Kavindele reminded Mulongoti that today's leaders were tomorrow’s former leaders. He said his involvement in politics was to serve, the fact which Dr Kenneth Kaunda acknowledged in a letter he addressed to Kavindele on February 2, 1989.

Kavindele said he never received a salary when he was in UNIP.

On Mulongoti's statement that Kavindele should avoid posing as a member of the ruling party because he was expelled for failing to remit 82,000 Rand to the party, Kavindele said he would not go down on his knees pleading to continue being an MMD member.

"Regarding the 82,000 Rands he is talking about, I am glad that he is aware that I was raising these funds and raised much more for the MMD and luckily I obtained receipts and made people who collected the money from Government House to sign for it," he said.

Kavindele said late president Levy Mwanawasa raised several allegations against him over the matter when he removed him as vice-president.

He said he even instructed the Anti-Corruption Commission (ACC) to investigate him both locally and internationally.

"In my last letter to Levy, I reminded him that he had made serious allegations about me and for five years I had been waiting the outcome of those and Levy wrote back to me saying that he was sorry,” Kavindele said. “I should have reminded him soon after the investigations had ended. Unfortunately, soon after that Mwanawasa travelled to Egypt and never came back, because I had intended then to get from him in writing that his investigations had yielded no faults on my part."

Kavindele said he was not like Mulongoti who was expelled from the MMD and contested elections on the FDD ticket in Mpongwe where he was soundly defeated. He said after that, Mulongoti pleaded with president Mwanawasa who nominated him as member of parliament and appointed him minister.

"If Mulongoti couldn't run a four-bedroomed lodge, what makes him have the arrogance to suggest that I have been dishonest in my party dealings when in fact those are the chaps who are now benefiting from the sweat that I put into this party? Mulongoti does not have the integrity to question my standing because he failed to run a four bedroomed lodge on Roan Road," Kavindele said.

On Mulongoti's assertion that he was not a member of MMD, Kavindele said he had several options but would fight to defend his integrity and the good name he had built over the years. He said he stood as an independent in 2006 because the MMD chose to adopt another candidate in his place.

Kavindele wondered on what basis he was allowed to challenge President Banda for the MMD candidature in 2008 if he were not a member of the ruling party.

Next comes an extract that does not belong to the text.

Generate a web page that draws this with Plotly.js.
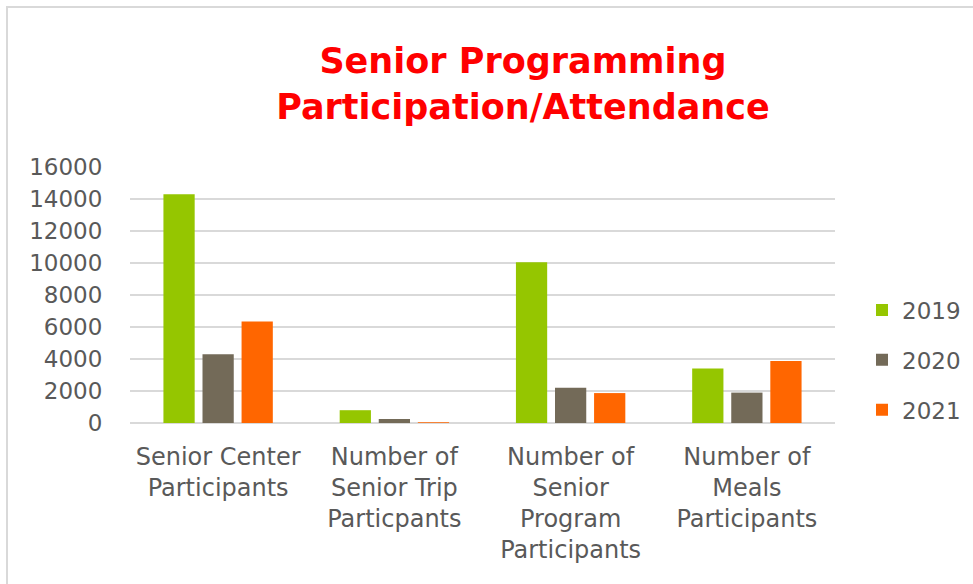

He said he recently renewed his MMD card number 2 in front of the MMD NEC members.
"I was indeed at this year's card renewal and Mr Banda spent five minutes talking about how valuable I was to the party. So now how can a small boy and junior chap state that I was expelled? I am the last elected vice-president of the MMD and if I had wished I would even claim through the courts that I be declared the defacto vice-president of MMD because I have never been replaced at all," Kavindele said.
"So this is just their nature of political campaigning to intimidate perceived opponents. It's a very serious indictment that a country so endowed with natural resources has to have very high poverty levels. So people like Mulongoti and others should help Banda improve the lot of our people."

Kavindele said he had served for 21 years and held several Cabinet positions.

He said it did not make sense for him to want to become member of parliament because the only job available was the presidency which he had stated in writing to President Banda and MMD national secretary Katele Kalumba that he would not contest.

Kavindele said the statement from Mulongoti was a last ditch effort to disgrace perceived opponents before the party's convention.

Reacting to Kavindele's earlier statement that the MMD government sent militias to Mufumbwe to beat up people during the parliamentary by-election, Mulongoti said Kavindele was expelled and went ahead to contest as an independent candidate in Kabompo East where he lost to North Western Province chairperson Daniel Kalenga.

Mulongoti said Kavindele should have been in jail had the party secretariat taken the bounced cheque to the police in line with the law.